Vituperios
El libro de Nicolas Slonimsky, Repertorio de vituperios musicales (traducción de Mariano Peyrou, Taurus, Madrid, 2016) exhibe, prolijamente ordenadas por orden alfabético de músicos vituperados —están todos los que son y viceversa— y con un prólogo colmado por un sabroso anecdotario, las opiniones adversas que recibieron los más notorios compositores de la historia. El nombre de vituperios o invectivas es muy genérico y, en rigor, involucra categorías muy distintas.
La menos válida, la minusválida, es la del berrinche personal. Hay compositores que no aceptaron nunca tener otros prójimos que ellos mismos y algún que otro genio convenientemente muerto y alejado. El caso más flagrante es el de Wagner, para quien Verdi sólo escribió afortunadas canzonetas y Rossini, meras lecciones de solfeo vocalizado. Las opiniones de Gounod sobre la Carmen de Bizet le son comparables. En cambio, las templadas opiniones sobre Wagner de Verdi y Brahms marchan en sentido contrario.
Luego están los juicios que podríamos denominar de escuela o aún de secta. Estos se pueden razonar y se fundamentan en una polémica fechada, por ejemplo la de los impresionistas franceses contra el germanismo, en especial el personificado por el ineludible Wagner. Que a Debussy no le valiera Wagner por razones patrióticas y estéticas, es entendible hasta para quienes podemos advertir en el uso de motivos conductores, en los efectos de color orquestal y en el discurso continuo del músico francés, una dosis de herencia wagnerista.

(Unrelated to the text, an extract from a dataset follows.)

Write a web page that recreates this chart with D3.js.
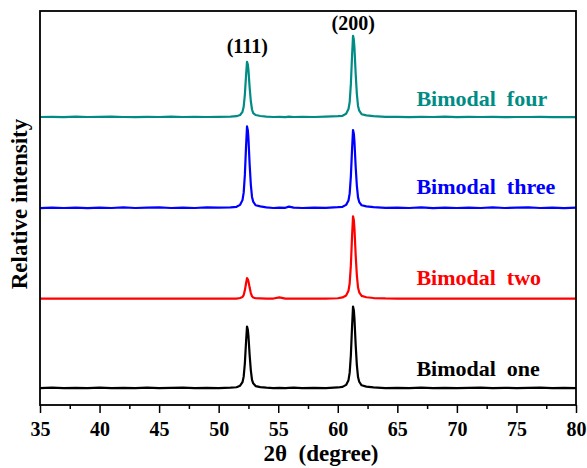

Dejo de lado las prosas indocumentadas de cronistas mediocres y atrevidos, cuya audacia fue hija primogénita de su ignorancia. Eran gentes que merodeaban por las redacciones periodísticas y a las cuales se arrojaban las migas de la merienda, la crítica musical, algo sin importancia, inferior a la relación de sucesos. De todos ellos sólo resultan rescatables los caricaturistas gráficos.
Lo importante en la relectura de las abundante prosa recogida y ordenada por Slonimsky va más a lo hondo y permanente en la historia de la música como historia del gusto musical. Algunos inteligentes críticos lo han admitido cuando la perplejidad los mantuvo alejados de todo entendimiento y hoy admitimos su legítima desazón. Es evidente que los últimos cuartetos y las últimas sonatas de Beethoven descolocaran a sus primeros oyentes (entre los cuales no estuvo el compositor, sordo perdido). Lo mismo en cuanto a los dramas líricos de Wagner, interminables y selváticos para muchos, a los que se suman los admiradores de Wagner que jamás pisaron un teatro de ópera, que haberlos húbolos. Nada digamos de las obras de Stravinski y Schönberg que contribuyeron a definir el siglo musical o las provocaciones de Russolo y demás futuristas con su “arte del ruido de las cosas”. El gusto estético está conformado, sobre todo, por los hábitos culturales. Una obra nos gusta si nos ofrece algo de lo que estamos dispuestos a gustar. Por lo contrario, nos despista, nos quedamos fuera, nos aburre, nos indigna o, en el mejor de los casos, nos pica la curiosidad y volvemos a ella hasta aprender a percibirla, a entender su código, a admirarla y, finalmente, con la ayuda de la diosa Fortuna o cualquier otra divinidad, a gustar de ella. No de la diosa sino de la obra.
Los mejores desazonados entendieron que las generaciones subsiguientes aceptarían como clásicas unas partituras inadmisibles para el gusto establecido en tiempos en que dichas partituras eran novedades. Stravinski y Schönberg pertenecen hoy al canon y no sublevan a nadie. Nuestros abuelos pronosticaron la instalación de un gusto futuro. Somos, en nuestro presente, aquel futuro.